Taxi-boat-bus-taxi-boat. The Perhentian Islands can be reached using this method in just 16 short hours. Sleep is impossible on a suspension-free overly air conditioned Malaysian bus. I get through the night on Adam and Joe podcasts and chocochip cookies. At some point the driver is shaking me awake. It is 4am. We are at a petrol station in the middle of nowhere. It is pitch black.
I'm ushered into an unappealing, unlicensed minicab, and driven to the ferry office, which doesn't open for another 20 minutes, so I loiter in the darkness, alone and friendless, tired and confused. Then, suddenly, the sun rises, three hours too early: a man enters, nay; an Adonis, a movie star, a model, God's Gift, and probably the most beautiful man I have ever seen in Real Life.
I am not dreaming. He is apparently a fellow tourist, like me, but not like me because he is tall and slender and full of grace, has chocolate curls and deep, dark blue eyes and full, very red lips. He has long, slim, pianist's fingers, which he waves around theatrically when he finally speaks, in a soft, slow, controlled voice, so soft I have to ask him to repeat things.
He walks in beauty, like the night, but he is not a model, not even a part-time one, but an English teacher in Seoul, so we have that little common ground at least. I feel very far away from Little Chrissy Two Towels right now. Every thought and expression is carefully considered and selected. He is aware of his beauty, no doubt, but mature enough to be quite dismissive of it. I struggle not to mention it.
I put the age of this gilded youth at between 20 and 28, but apparently he is 33, further adding to my conviction that there is a portrait of him rotting away in an attic somewhere.
I am not worthy to gaze upon his exquisite visage. My very presence cheapens and tarnishes his beauty. This angel should be surrounded only by Aphrodite and handmaidens and wood nymphs. Instead, he gets a crumpled, sleep deprived, sunburnt Essex girl.
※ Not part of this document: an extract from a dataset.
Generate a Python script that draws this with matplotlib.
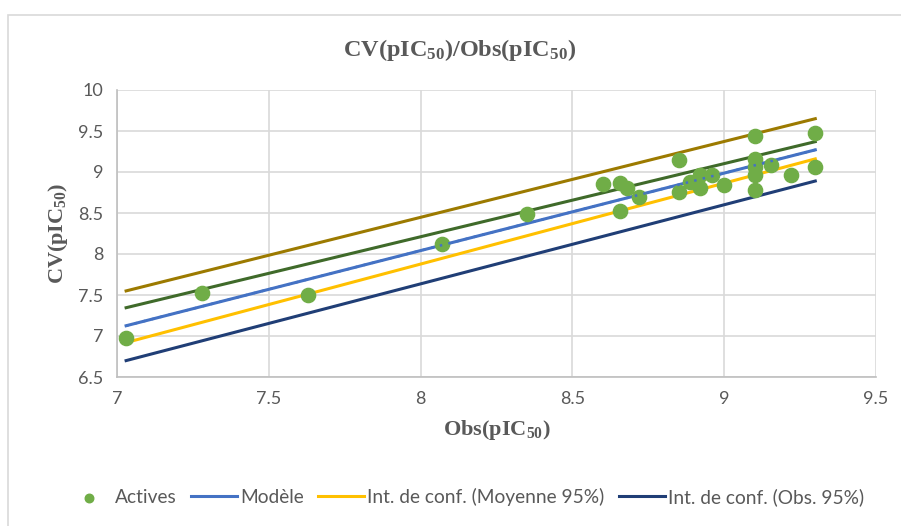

His body almost groans with intensity and sensitivity and depth of thought. Little birds probably help him get dressed in the morning. He is a perfect creature but, here I fail my readership - both of you - so completely Not My Type. He is too ethereal, not of this earth, slumming it with us mere mortals for a lost weekend on an tropical island. Rare is the sentence that escapes his lips that does not mention "the vibe". He is a little bit hippy and a lot bit spiritual.
We wait for dawn, or the boat the leave, and find that one brings about the other. I excuse myself and slip off to watch the sunrise alone. I can only gaze on one blindingly beautiful thing at a time.
I eye him skeptically as we board the boat. He has added a ethnic-looking scarf to his attire, successfully achieving that Libyan terrorist look. A little way into the conversation and I discover that God does not give with both hands: James is not funny.
He lacks that quintessential shot of venom cursing through his veins that would give his statements bite and substance. Just a hint of sarcasm would illuminate his soul and perfect lips. He has no sense of the ridiculous, no affection for the absurd. Life is to be taken Very Seriously Indeed. We chase a red sun as the boat speeds towards the island and I think about how irritating this is going to be, alone in a tropical paradise with an Adonis with one fatal, uncompromising flaw.